If you look at the trees in the background, you'll notice that they all have leaves. My mulberry does not. I confirmed last night that other mulberries in our area not only have leaves but are also ripening fruit at the moment. So something is sorely amiss with my little tree. It appears to be alive, but I can't really be sure. It's not all dry and brittle, so I'm assuming it's not completely dead. Why didn't it leaf? A mystery.
Since we don't have a lot of room in our yard to just keep planting trees, I've decided that I'm going to dig up this sapling and plant an already established weeping mulberry tree (Morus alba 'chaparral').
(Great photo from www.quickmire.com/Garden/garden.html - not my tree!)

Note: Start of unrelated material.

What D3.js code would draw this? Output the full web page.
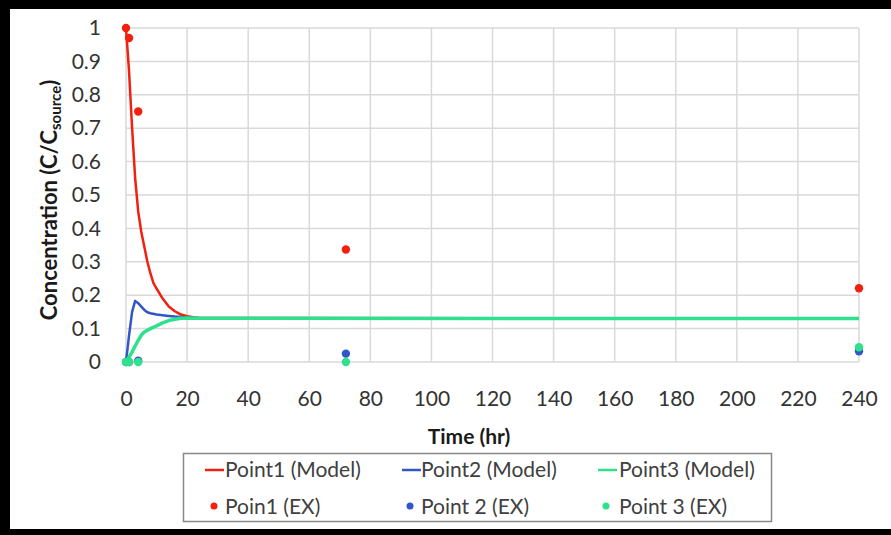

The weeping mulberries are non-fruiting, which is kind of a bummer since mulberries can be very tasty. However, the weeping mulberries, well, they "weep" and the branches hang down instead of growing up, which is really convenient when trying to harvest leaves for bugs. Regular fruiting mulberry trees can be 30 feet high or more, making it a chore to reach the high branches for leaves or fruit. We had two weeping mulberries at our old house and it was very easy for me to get plenty of leaves for even my biggest colony of B. mori because the M. alba can get really bushy and still stay short. Another bonus is that the M. alba leaves (also known as white mulberry) are supposed to produce the highest quality silk.
Since I'm not sure if my little mulberry is dead, and I feel bad just throwing it away, I've arranged for a new home for it. A kind soul in the Barony with lots of land has agreed to take it and see if he can save it. He said he's always wanted a fruiting mulberry. I hope it grows for him.
Good thing I'm better at raising bugs than I am at growing trees.